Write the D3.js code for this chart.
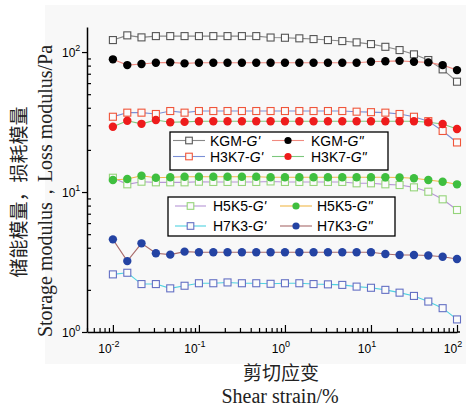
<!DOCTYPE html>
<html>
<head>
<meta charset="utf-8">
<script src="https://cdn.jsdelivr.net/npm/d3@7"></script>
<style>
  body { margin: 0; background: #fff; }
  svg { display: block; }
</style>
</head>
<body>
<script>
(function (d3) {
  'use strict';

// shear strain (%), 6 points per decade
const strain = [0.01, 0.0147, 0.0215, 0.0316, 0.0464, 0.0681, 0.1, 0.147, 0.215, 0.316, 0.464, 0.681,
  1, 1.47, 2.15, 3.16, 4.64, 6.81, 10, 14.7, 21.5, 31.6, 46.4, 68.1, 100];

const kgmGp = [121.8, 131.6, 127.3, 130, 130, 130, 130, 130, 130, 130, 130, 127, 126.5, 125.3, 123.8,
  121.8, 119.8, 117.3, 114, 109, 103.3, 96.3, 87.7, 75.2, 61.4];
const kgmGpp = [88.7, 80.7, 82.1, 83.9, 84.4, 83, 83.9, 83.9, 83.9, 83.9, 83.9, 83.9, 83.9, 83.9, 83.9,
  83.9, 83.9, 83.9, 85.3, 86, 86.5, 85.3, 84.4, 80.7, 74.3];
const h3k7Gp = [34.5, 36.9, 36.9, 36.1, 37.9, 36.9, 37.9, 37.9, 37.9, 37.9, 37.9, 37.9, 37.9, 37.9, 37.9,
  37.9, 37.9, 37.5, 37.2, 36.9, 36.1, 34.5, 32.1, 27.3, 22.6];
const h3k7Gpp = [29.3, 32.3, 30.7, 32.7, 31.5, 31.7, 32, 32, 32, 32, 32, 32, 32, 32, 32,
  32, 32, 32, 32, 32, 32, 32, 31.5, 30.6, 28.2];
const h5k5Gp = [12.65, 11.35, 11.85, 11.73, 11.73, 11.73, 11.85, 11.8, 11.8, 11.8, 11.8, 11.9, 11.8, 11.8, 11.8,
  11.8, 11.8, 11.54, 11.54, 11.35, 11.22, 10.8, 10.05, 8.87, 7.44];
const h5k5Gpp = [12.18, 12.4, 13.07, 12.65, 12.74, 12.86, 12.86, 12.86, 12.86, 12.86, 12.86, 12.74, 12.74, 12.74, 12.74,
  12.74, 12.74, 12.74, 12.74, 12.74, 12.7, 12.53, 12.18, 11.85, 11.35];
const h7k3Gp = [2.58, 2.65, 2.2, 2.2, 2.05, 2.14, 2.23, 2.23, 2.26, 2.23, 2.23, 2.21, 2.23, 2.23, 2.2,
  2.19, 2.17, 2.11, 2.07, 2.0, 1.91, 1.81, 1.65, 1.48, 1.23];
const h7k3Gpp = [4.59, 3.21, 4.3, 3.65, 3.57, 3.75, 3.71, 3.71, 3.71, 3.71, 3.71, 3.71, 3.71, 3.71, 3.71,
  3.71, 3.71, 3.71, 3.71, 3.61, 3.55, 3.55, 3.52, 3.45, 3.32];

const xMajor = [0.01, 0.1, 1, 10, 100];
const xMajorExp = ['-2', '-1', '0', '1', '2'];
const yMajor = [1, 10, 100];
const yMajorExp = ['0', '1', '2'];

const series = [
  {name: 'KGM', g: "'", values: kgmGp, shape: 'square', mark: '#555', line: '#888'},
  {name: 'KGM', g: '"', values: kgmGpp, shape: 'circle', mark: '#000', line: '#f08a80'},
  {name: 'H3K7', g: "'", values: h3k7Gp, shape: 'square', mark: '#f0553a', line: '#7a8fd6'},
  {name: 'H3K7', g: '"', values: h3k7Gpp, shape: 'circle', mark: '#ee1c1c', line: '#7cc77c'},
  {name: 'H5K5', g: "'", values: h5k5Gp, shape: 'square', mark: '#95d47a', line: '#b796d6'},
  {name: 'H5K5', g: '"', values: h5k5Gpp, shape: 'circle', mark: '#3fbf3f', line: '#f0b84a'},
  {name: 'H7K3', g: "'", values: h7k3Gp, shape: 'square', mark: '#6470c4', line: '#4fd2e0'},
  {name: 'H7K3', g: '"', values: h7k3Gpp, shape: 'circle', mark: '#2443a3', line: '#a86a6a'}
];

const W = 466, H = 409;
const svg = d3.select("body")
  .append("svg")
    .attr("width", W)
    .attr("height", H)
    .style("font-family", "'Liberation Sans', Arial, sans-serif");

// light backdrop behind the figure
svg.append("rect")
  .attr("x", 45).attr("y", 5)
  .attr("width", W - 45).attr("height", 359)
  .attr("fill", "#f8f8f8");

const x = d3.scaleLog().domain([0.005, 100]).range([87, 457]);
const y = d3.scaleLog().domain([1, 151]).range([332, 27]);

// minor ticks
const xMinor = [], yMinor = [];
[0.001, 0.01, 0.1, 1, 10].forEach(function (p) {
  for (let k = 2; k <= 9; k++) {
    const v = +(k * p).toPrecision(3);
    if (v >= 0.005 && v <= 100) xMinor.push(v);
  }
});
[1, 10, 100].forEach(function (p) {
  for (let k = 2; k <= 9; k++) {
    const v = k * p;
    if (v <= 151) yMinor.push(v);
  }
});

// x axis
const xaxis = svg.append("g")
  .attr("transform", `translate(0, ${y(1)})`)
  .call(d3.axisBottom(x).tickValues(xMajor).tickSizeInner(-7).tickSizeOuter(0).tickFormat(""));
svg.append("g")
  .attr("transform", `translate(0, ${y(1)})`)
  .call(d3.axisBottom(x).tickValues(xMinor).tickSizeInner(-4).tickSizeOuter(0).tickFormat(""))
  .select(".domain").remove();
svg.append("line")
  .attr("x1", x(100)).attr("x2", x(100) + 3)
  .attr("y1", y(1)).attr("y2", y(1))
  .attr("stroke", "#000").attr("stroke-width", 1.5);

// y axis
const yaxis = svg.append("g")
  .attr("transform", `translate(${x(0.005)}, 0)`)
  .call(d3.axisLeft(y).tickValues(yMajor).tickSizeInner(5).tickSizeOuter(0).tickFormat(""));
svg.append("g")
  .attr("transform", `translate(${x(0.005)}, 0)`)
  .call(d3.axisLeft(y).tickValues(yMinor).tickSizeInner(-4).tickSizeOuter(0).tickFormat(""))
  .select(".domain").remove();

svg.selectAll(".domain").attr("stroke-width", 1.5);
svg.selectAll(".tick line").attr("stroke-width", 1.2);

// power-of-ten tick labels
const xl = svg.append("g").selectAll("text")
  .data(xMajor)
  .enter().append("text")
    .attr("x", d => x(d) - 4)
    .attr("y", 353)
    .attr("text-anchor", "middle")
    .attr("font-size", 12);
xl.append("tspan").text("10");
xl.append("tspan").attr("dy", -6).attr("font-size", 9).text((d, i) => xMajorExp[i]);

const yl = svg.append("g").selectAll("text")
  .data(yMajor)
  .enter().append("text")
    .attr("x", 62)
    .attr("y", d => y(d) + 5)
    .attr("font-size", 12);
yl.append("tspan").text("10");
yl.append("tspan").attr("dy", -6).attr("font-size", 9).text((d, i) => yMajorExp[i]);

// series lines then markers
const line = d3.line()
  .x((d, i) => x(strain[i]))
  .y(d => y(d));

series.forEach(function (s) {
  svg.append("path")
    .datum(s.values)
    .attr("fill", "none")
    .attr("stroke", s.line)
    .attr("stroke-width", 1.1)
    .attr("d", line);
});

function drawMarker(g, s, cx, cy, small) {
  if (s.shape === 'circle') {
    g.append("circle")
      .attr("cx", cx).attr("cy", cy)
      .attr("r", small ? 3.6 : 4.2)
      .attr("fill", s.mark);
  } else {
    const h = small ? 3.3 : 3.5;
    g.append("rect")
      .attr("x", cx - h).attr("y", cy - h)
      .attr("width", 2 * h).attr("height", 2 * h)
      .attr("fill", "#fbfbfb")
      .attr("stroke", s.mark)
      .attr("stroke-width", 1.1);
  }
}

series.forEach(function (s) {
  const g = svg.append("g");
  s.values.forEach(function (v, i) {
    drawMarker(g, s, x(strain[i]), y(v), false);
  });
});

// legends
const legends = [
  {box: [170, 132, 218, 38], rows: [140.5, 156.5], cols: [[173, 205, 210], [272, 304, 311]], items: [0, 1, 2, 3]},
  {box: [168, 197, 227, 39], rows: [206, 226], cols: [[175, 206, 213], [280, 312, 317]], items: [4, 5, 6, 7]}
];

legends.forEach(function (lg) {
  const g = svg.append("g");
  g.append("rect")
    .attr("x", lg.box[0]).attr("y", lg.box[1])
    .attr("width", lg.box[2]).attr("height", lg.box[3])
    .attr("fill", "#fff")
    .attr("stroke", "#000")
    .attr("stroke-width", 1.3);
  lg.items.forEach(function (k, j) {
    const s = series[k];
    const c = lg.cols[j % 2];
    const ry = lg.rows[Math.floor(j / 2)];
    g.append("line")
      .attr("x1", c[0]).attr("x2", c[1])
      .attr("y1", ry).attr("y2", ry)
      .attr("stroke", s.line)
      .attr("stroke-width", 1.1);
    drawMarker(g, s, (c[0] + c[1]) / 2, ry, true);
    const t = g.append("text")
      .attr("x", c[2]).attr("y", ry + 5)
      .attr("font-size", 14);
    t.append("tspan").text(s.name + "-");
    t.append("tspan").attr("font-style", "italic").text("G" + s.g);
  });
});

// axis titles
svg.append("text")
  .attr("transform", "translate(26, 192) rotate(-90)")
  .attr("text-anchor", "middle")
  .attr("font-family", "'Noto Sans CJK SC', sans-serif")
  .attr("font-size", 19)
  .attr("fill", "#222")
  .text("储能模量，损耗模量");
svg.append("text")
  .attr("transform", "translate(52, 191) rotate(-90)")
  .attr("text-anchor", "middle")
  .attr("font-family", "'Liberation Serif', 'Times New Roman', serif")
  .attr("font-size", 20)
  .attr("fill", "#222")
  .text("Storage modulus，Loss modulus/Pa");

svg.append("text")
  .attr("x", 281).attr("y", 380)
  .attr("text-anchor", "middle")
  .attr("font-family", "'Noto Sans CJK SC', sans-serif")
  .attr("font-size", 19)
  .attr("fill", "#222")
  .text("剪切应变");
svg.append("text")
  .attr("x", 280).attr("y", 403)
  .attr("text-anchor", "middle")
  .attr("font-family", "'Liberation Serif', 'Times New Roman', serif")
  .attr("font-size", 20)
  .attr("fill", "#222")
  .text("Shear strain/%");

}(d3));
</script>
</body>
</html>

• DO THIS: Extract the lines exactly, please: the first line of the listing, the line with "46.4, 68.1, 100];", and every line between them, but no pictures.

• COMPLETED TASK:
Write the D3.js code for this chart.
<!DOCTYPE html>
<html>
<head>
<meta charset="utf-8">
<script src="https://cdn.jsdelivr.net/npm/d3@7"></script>
<style>
  body { margin: 0; background: #fff; }
  svg { display: block; }
</style>
</head>
<body>
<script>
(function (d3) {
  'use strict';

// shear strain (%), 6 points per decade
const strain = [0.01, 0.0147, 0.0215, 0.0316, 0.0464, 0.0681, 0.1, 0.147, 0.215, 0.316, 0.464, 0.681,
  1, 1.47, 2.15, 3.16, 4.64, 6.81, 10, 14.7, 21.5, 31.6, 46.4, 68.1, 100];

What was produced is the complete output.